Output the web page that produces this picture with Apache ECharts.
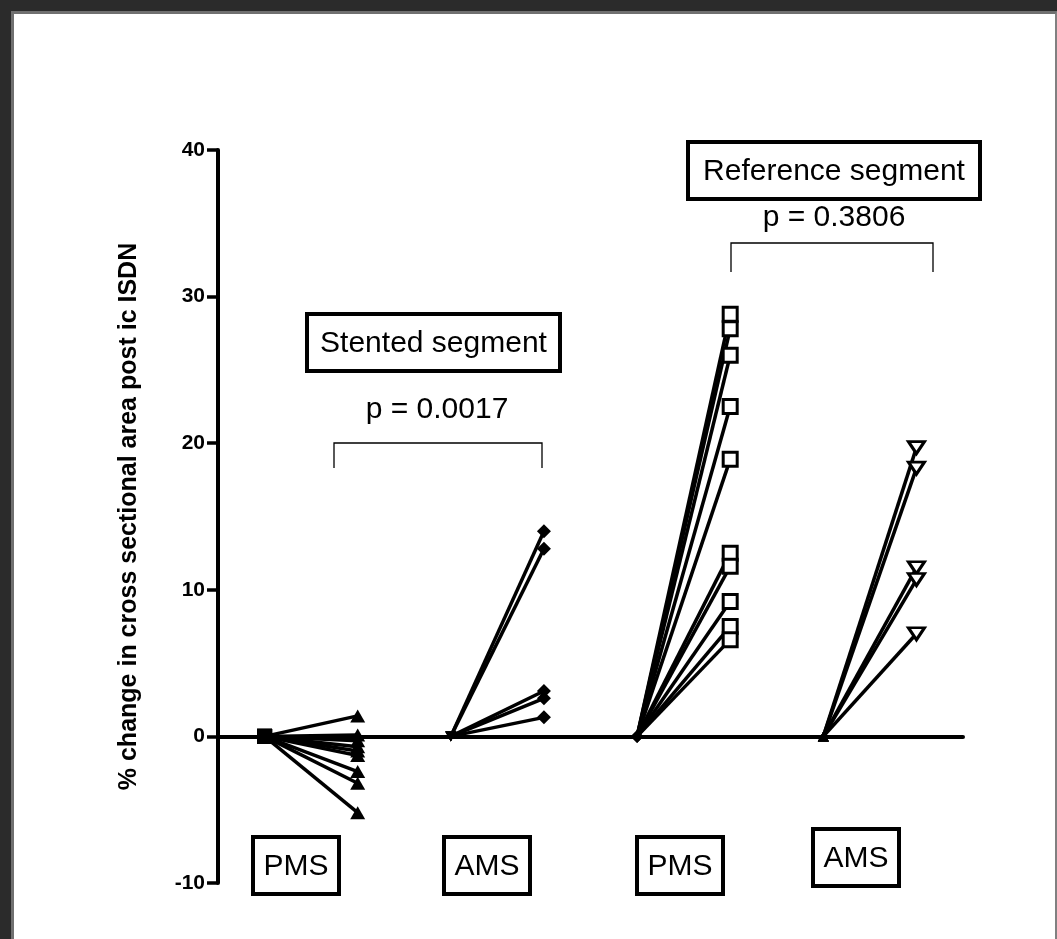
<!DOCTYPE html>
<html>
<head>
<meta charset="utf-8">
<script src="https://cdn.jsdelivr.net/npm/echarts@6/dist/echarts.min.js"></script>
<style>
  html, body { margin: 0; padding: 0; background: #2b2b2b; }
  #sheet {
    position: absolute; left: 11px; top: 11px; right: 0; bottom: 0;
    background: #fff; box-sizing: border-box;
    border-left: 3px solid #707070; border-top: 3px solid #707070;
    border-right: 2px solid #808080;
  }
  #chart { position: absolute; left: 0; top: 0; width: 1057px; height: 939px; }
</style>
</head>
<body>
<div id="sheet"></div>
<div id="chart"></div>
<script>
// x positions (baseline / post for each group)
var categories = ['stent PMS 0', 'stent PMS', 'stent AMS 0', 'stent AMS',
                  'ref PMS 0', 'ref PMS', 'ref AMS 0', 'ref AMS'];
var yTicks = [-10, 0, 10, 20, 30, 40];

// % change
var stentPMS = [1.4, 0.1, -0.3, -0.7, -1.0, -1.3, -2.4, -3.2, -5.2];
var stentAMS = [14.0, 12.8, 3.1, 2.6, 1.3];
var refPMS = [28.8, 27.8, 26.0, 22.5, 18.9, 12.5, 11.6, 9.2, 7.5, 6.6];
var refAMS = [19.7, 18.3, 11.5, 10.7, 7.0];

var FONT = '"Liberation Sans", Arial, sans-serif';

function merge(a, b) { for (var k in b) a[k] = b[k]; return a; }

// one line per subject: baseline 0 -> post value
function pairs(values, x0, sym0, sym1) {
    var out = [];
    values.forEach(function (v) {
        out.push({
            type: 'line',
            silent: true,
            animation: false,
            lineStyle: { color: '#000', width: 3.5 },
            data: [
                merge({ value: [x0, 0] }, sym0),
                merge({ value: [x0 + 1, v] }, sym1)
            ]
        });
    });
    return out;
}

var filled = { color: '#000', borderColor: '#000', borderWidth: 0 };
var open = { color: '#fff', borderColor: '#000', borderWidth: 3 };

var series = [].concat(
    pairs(stentPMS, 0,
        { symbol: 'rect', symbolSize: 15, itemStyle: filled },
        { symbol: 'triangle', symbolSize: [15, 13], itemStyle: filled }),
    pairs(stentAMS, 2,
        { symbol: 'triangle', symbolSize: [11, 10], symbolRotate: 180, itemStyle: filled },
        { symbol: 'diamond', symbolSize: 14, itemStyle: filled }),
    pairs(refPMS, 4,
        { symbol: 'diamond', symbolSize: 12, itemStyle: filled },
        { symbol: 'rect', symbolSize: 14, itemStyle: open }),
    pairs(refAMS, 6,
        { symbol: 'triangle', symbolSize: [11, 10], itemStyle: filled },
        { symbol: 'triangle', symbolSize: [16, 12], symbolRotate: 180, itemStyle: open })
);

function box(x, y, w, h, label) {
    return [
        { type: 'rect', shape: { x: x, y: y, width: w, height: h },
          style: { fill: '#fff', stroke: '#000', lineWidth: 4 }, z: 10 },
        { type: 'text', x: x + w / 2, y: y + h / 2 + 1, z: 11,
          style: { text: label, fill: '#000', font: '30px ' + FONT,
                   align: 'center', verticalAlign: 'middle' } }
    ];
}
function bracket(x1, x2, y, drop) {
    return { type: 'polyline', z: 10,
        shape: { points: [[x1, y + drop], [x1, y], [x2, y], [x2, y + drop]] },
        style: { stroke: '#000', lineWidth: 1.3, fill: null } };
}
function plain(x, y, label) {
    return { type: 'text', x: x, y: y, z: 11,
        style: { text: label, fill: '#000', font: '30px ' + FONT,
                 align: 'center', verticalAlign: 'middle' } };
}

var graphics = [].concat(
    box(307, 314, 253, 57, 'Stented segment'),
    [plain(437, 410, 'p = 0.0017'), bracket(334, 542, 443, 25)],
    box(688, 142, 292, 57, 'Reference segment'),
    [plain(834, 218, 'p = 0.3806'), bracket(731, 933, 243, 29)],
    box(253, 837, 86, 57, 'PMS'),
    box(444, 837, 86, 57, 'AMS'),
    box(637, 837, 86, 57, 'PMS'),
    box(813, 829, 86, 57, 'AMS')
);

var option = {
    backgroundColor: 'transparent',
    animation: false,
    grid: { left: 218, right: 94, top: 150, bottom: 56 },
    xAxis: {
        type: 'category',
        data: categories,
        boundaryGap: true,
        axisLine: { onZero: true, lineStyle: { color: '#000', width: 4 } },
        axisTick: { alignWithLabel: true, length: 9, lineStyle: { color: '#000', width: 3.5 } },
        axisLabel: { show: false },
        splitLine: { show: false }
    },
    yAxis: {
        type: 'value',
        min: yTicks[0],
        max: yTicks[yTicks.length - 1],
        interval: 10,
        name: '% change in cross sectional area post ic ISDN',
        nameLocation: 'middle',
        nameRotate: 90,
        nameGap: 76,
        nameTextStyle: { color: '#000', fontSize: 25, fontWeight: 'bold', fontFamily: FONT },
        axisLine: { show: true, onZero: false, lineStyle: { color: '#000', width: 4 } },
        axisTick: { show: true, length: 11, lineStyle: { color: '#000', width: 3.5 } },
        axisLabel: { color: '#000', fontSize: 21, fontWeight: 'bold', fontFamily: FONT, margin: 13 },
        splitLine: { show: false }
    },
    series: series,
    graphic: graphics
};

var myChart = echarts.init(document.getElementById('chart'));
myChart.setOption(option);
</script>
</body>
</html>
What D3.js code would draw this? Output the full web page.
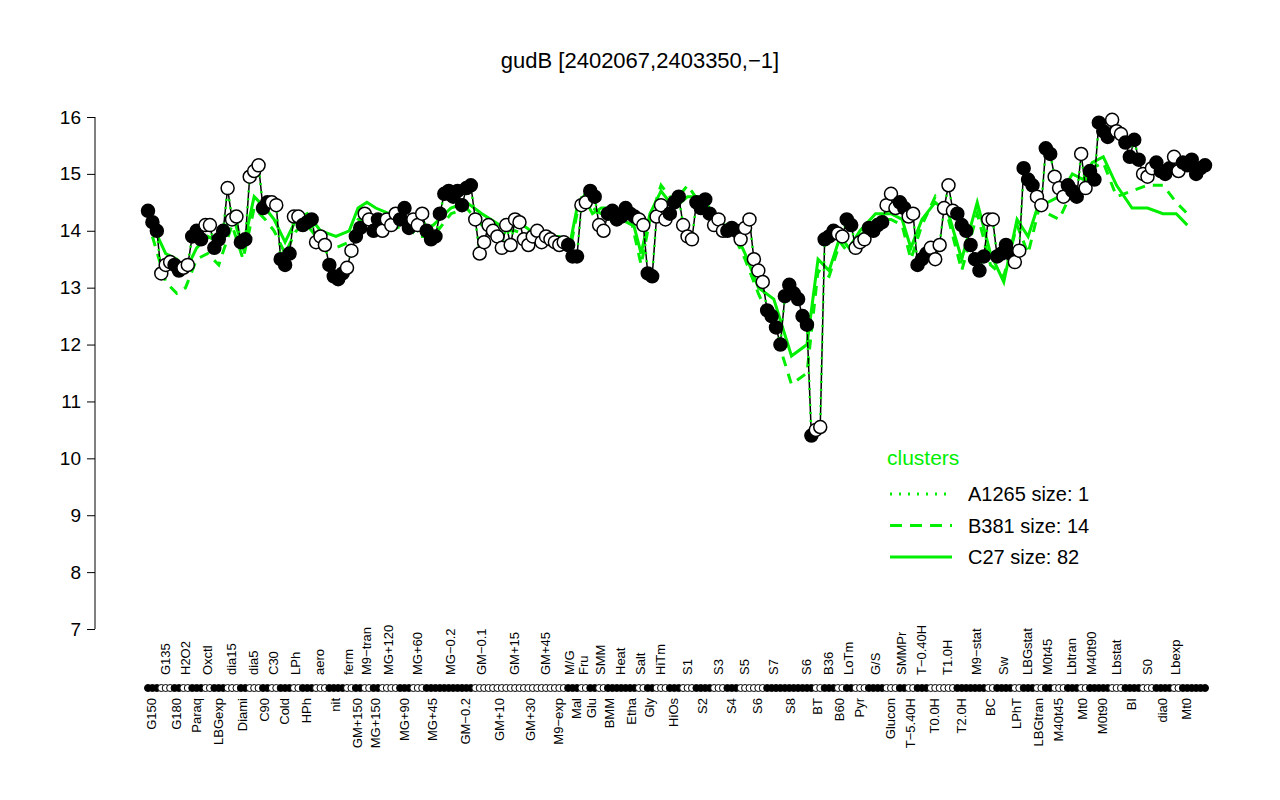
<!DOCTYPE html>
<html lang="en">
<head>
<meta charset="utf-8" />
<title>gudB</title>
<script src="https://d3js.org/d3.v7.min.js"></script>
<style>body{margin:0;background:#fff;} text{font-family:"Liberation Sans",Arial,sans-serif;}</style>
</head>
<body>
<svg id="chart" width="1280" height="800"></svg>
<script>
// groups of conditions, in plotting order
var groupNames = ["G150","G135","G180","H2O2","Paraq","Oxctl","LBGexp","dia15","Diami","dia5","C90","C30","Cold","LPh","HPh","aero","nit","ferm",
  "GM+150","M9\u2212tran","MG+150","MG+120","MG+90","MG+60","MG+45","MG\u22120.2","GM\u22120.2","GM\u22120.1","GM+10","GM+15","GM+30","GM+45","M9\u2212exp","M/G",
  "Mal","Fru","Glu","SMM","BMM","Heat","Etha","Salt","Gly","HiTm","HiOs","S1","S2","S3","S4","S5","S6","S7","S8","S6",
  "BT","B36","B60","LoTm","Pyr","G/S","Glucon","SMMPr","T\u22125.40H","T\u22120.40H","T0.0H","T1.0H","T2.0H","M9\u2212stat","BC","Sw",
  "LPhT","LBGstat","LBGtran","M0t45","M40t45","Lbtran","Mt0","M40t90","M0t90","Lbstat","BI","S0","dia0","Lbexp","Mt0"];
var groupValues = [[14.35,14.15,14.0],[13.25,13.4,13.45],[13.4,13.3],[13.35,13.4],[13.9,14.0,13.85],[14.1,14.1],[13.7,13.85,14.0],[14.75,14.2,14.25],[13.8,13.85],[14.95,15.05,15.15],
  [14.4,14.5],[14.5,14.45],[13.5,13.4,13.6],[14.25,14.25],[14.1,14.15,14.2],[13.8,13.9,13.75],[13.4,13.2,13.15,13.25],[13.35,13.65],
  [13.9,14.05],[14.3,14.2],[14.0,14.2],[14.0,14.2,14.1,14.3],[14.2,14.4,14.05],[14.2,14.1,14.3],[14.0,13.85,13.9,14.3],[14.65,14.7,14.6,14.7],[14.45,14.75,14.8],
  [14.2,13.6,13.8,14.1],[14.0,13.9,13.7,14.1],[13.75,14.2,14.15],[13.85,13.75,13.9,14.0],[13.8,13.9,13.85],[13.8,13.75,13.8],[13.75,13.55],[13.55],
  [14.45,14.5],[14.7,14.6],[14.1,14.0],[14.3,14.35],[14.2,14.25,14.4],[14.3,14.25],[14.2,14.1],[13.25,13.2],[14.25,14.45,14.2],[14.3,14.5,14.6],[14.1,13.9,13.85],
  [14.5,14.4,14.55,14.3],[14.1,14.2,14.0],[14.0,14.05,14.0],[13.85,14.05,14.2],[13.5,13.3,13.1],[12.6,12.5,12.3,12.0],[12.85,13.05,12.9,12.8],[12.5,12.35,10.4],[10.5,10.55],
  [13.85,13.9,14.0],[13.95,13.9],[14.2,14.1],[13.7,13.8,13.85],[14.05,14.0,14.1,14.15],[14.45,14.65,14.4],[14.5,14.4],[14.25,14.3],[13.4,13.5,13.6],[13.7,13.5,13.75],
  [14.4,14.8,14.35],[14.3,14.1,14.0],[13.75,13.5,13.3,13.55],[14.2,14.2],[13.55,13.6,13.75,13.6],[13.45,13.65],
  [15.1,14.9,14.8],[14.6,14.45],[15.45,15.35],[14.95,14.75,14.6],[14.8,14.7,14.6],[15.35,14.75],[15.05,14.9],[15.9,15.75,15.65],[15.95,15.75,15.7],[15.55,15.3,15.6,15.25],
  [15.0,14.95,15.1],[15.2,15.05,15.0,15.1],[15.3,15.05],[15.2,15.15,15.25],[15.0,15.1,15.15]];
var groupFilled = [1,0,1,0,1,0,1,0,1,0,1,0,1,0,1,0,1,0, 1,0,1,0,1,0,1,1,1,0,0,0,0,0,0,1,1, 0,1,0,1,1,1,0,1,0,1,0,1,0,1,0,0,1,1,1,0, 1,0,1,0,1,0,1,0,1,0,0,1,1,0,1,0, 1,0,1,0,1,0,1,1,0,1,0,1,0,1,1];
// cluster means per group
var c27 = [14.1,13.6,13.5,13.3,13.7,13.9,13.8,14.3,13.7,14.6,14.4,14.2,13.8,14.2,14.3,14.0,13.9,14.0,
  14.4,14.5,14.4,14.3,14.2,14.0,14.1,14.4,14.5,14.3,14.1,14.2,14.0,13.9,13.9,13.8,
  14.4,14.6,14.3,14.4,14.4,14.3,14.2,13.6,14.3,14.7,14.4,14.6,14.6,14.1,14.1,13.6,13.0,12.8,11.8,12.0,
  13.5,13.3,13.9,13.7,14.0,14.3,14.3,14.2,13.7,14.2,14.5,14.3,13.5,14.5,13.6,13.1,
  14.2,13.9,14.5,14.5,14.6,15.0,14.9,15.2,15.3,14.8,14.4,14.4,14.3,14.3,14.1];
var b381 = [13.9,13.1,12.9,13.0,13.5,13.6,13.4,14.1,13.5,14.4,14.2,14.0,13.6,14.0,14.1,13.8,13.7,13.8,
  14.2,14.2,14.1,14.0,14.1,13.9,13.9,14.3,14.4,14.1,14.0,14.0,13.9,13.8,13.7,13.7,
  14.3,14.7,14.4,14.3,14.2,14.2,14.1,13.4,14.2,14.8,14.5,14.8,14.4,14.0,14.0,13.5,12.9,12.3,11.3,11.5,
  13.3,13.2,13.8,13.6,13.9,14.2,14.2,14.1,13.5,14.1,14.6,14.2,13.3,14.3,13.4,13.2,
  14.1,13.6,14.4,14.3,14.2,14.7,14.8,15.1,15.2,14.6,14.7,14.8,14.8,14.5,14.3];
var yTicks = [7,8,9,10,11,12,13,14,15,16];

var svg = d3.select("#chart");
var pts = [], gCenter = [];
groupValues.forEach(function(vals, g) {
  var s = pts.length;
  vals.forEach(function(v) { pts.push({v: v, g: g}); });
  gCenter.push((s + pts.length - 1) / 2);
});
var x = d3.scaleLinear().domain([0, pts.length - 1]).range([148, 1205]);
var y = d3.scaleLinear().domain([7, 16]).range([629, 117]);

svg.append("text").attr("x", 640).attr("y", 68).attr("text-anchor", "middle")
  .attr("font-size", 22).text("gudB [2402067,2403350,\u22121]");

var ax = svg.append("g").attr("transform", "translate(95,0)")
  .call(d3.axisLeft(y).tickValues(yTicks).tickSize(8).tickPadding(6).tickFormat(d3.format("d")));
ax.selectAll("text").attr("font-size", 19).attr("fill", "#000").attr("font-family", "Liberation Sans, Arial, sans-serif");
ax.selectAll("line, path").attr("stroke", "#000");
ax.select(".domain").attr("d", "M0," + y(7) + "V" + y(16));

var gl = d3.line().x(function(d, i) { return x(gCenter[i]); }).y(function(d) { return y(d); });
svg.append("path").attr("d", gl(c27)).attr("fill", "none").attr("stroke", "#00ee00").attr("stroke-width", 3);
svg.append("path").attr("d", gl(b381)).attr("fill", "none").attr("stroke", "#00ee00").attr("stroke-width", 3).attr("stroke-dasharray", "10,8");

var line = d3.line().x(function(d, i) { return x(i); }).y(function(d) { return y(d.v); });
svg.append("path").attr("d", line(pts)).attr("fill", "none").attr("stroke", "#000").attr("stroke-width", 1.5);
svg.append("path").attr("d", line(pts)).attr("fill", "none").attr("stroke", "#00ee00").attr("stroke-width", 2.5).attr("stroke-dasharray", "2,6");

svg.selectAll("circle.pt").data(pts).enter().append("circle").attr("class", "pt")
  .attr("cx", function(d, i) { return x(i); }).attr("cy", function(d) { return y(d.v); }).attr("r", 6.5)
  .attr("fill", function(d) { return groupFilled[d.g] ? "#000" : "#fff"; }).attr("stroke", "#000").attr("stroke-width", 1.5);

// marker row
svg.selectAll("circle.mk").data(pts).enter().append("circle").attr("class", "mk")
  .attr("cx", function(d, i) { return x(i); }).attr("cy", 688).attr("r", 3.5)
  .attr("fill", function(d) { return groupFilled[d.g] ? "#000" : "#fff"; }).attr("stroke", "#000").attr("stroke-width", 1);

// group labels, alternating below / above
groupNames.forEach(function(n, g) {
  var up = g % 2 === 1;
  svg.append("text").attr("font-size", 13)
    .attr("transform", "translate(" + (x(gCenter[g]) + 4) + "," + (up ? 675 : 698) + ") rotate(-90)")
    .attr("text-anchor", up ? "start" : "end").text(n);
});

// legend
var lg = svg.append("g");
lg.append("text").attr("x", 887).attr("y", 465).attr("font-size", 21).attr("fill", "#00ee00").text("clusters");
var leg = [["A1265 size: 1", "2,7"], ["B381 size: 14", "12,8"], ["C27 size: 82", null]];
leg.forEach(function(d, i) {
  var yy = 494 + i * 31.5;
  var l = lg.append("line").attr("x1", 890).attr("x2", 952).attr("y1", yy).attr("y2", yy)
    .attr("stroke", "#00ee00").attr("stroke-width", 3);
  if (d[1]) l.attr("stroke-dasharray", d[1]);
  lg.append("text").attr("x", 968).attr("y", yy + 7).attr("font-size", 20).text(d[0]);
});
</script>
</body>
</html>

--------------------

_EXERCISE DIRECTIONS_
Reproduce only the lines running from the beginning of the entries above to the line holding "var yTicks = [-10, 0, 10, 20, 30, 40];", inclusive. Pictures stay out of the copy.

_EXPECTED ANSWER_
Output the web page that produces this picture with Apache ECharts.
<!DOCTYPE html>
<html>
<head>
<meta charset="utf-8">
<script src="https://cdn.jsdelivr.net/npm/echarts@6/dist/echarts.min.js"></script>
<style>
  html, body { margin: 0; padding: 0; background: #2b2b2b; }
  #sheet {
    position: absolute; left: 11px; top: 11px; right: 0; bottom: 0;
    background: #fff; box-sizing: border-box;
    border-left: 3px solid #707070; border-top: 3px solid #707070;
    border-right: 2px solid #808080;
  }
  #chart { position: absolute; left: 0; top: 0; width: 1057px; height: 939px; }
</style>
</head>
<body>
<div id="sheet"></div>
<div id="chart"></div>
<script>
// x positions (baseline / post for each group)
var categories = ['stent PMS 0', 'stent PMS', 'stent AMS 0', 'stent AMS',
                  'ref PMS 0', 'ref PMS', 'ref AMS 0', 'ref AMS'];
var yTicks = [-10, 0, 10, 20, 30, 40];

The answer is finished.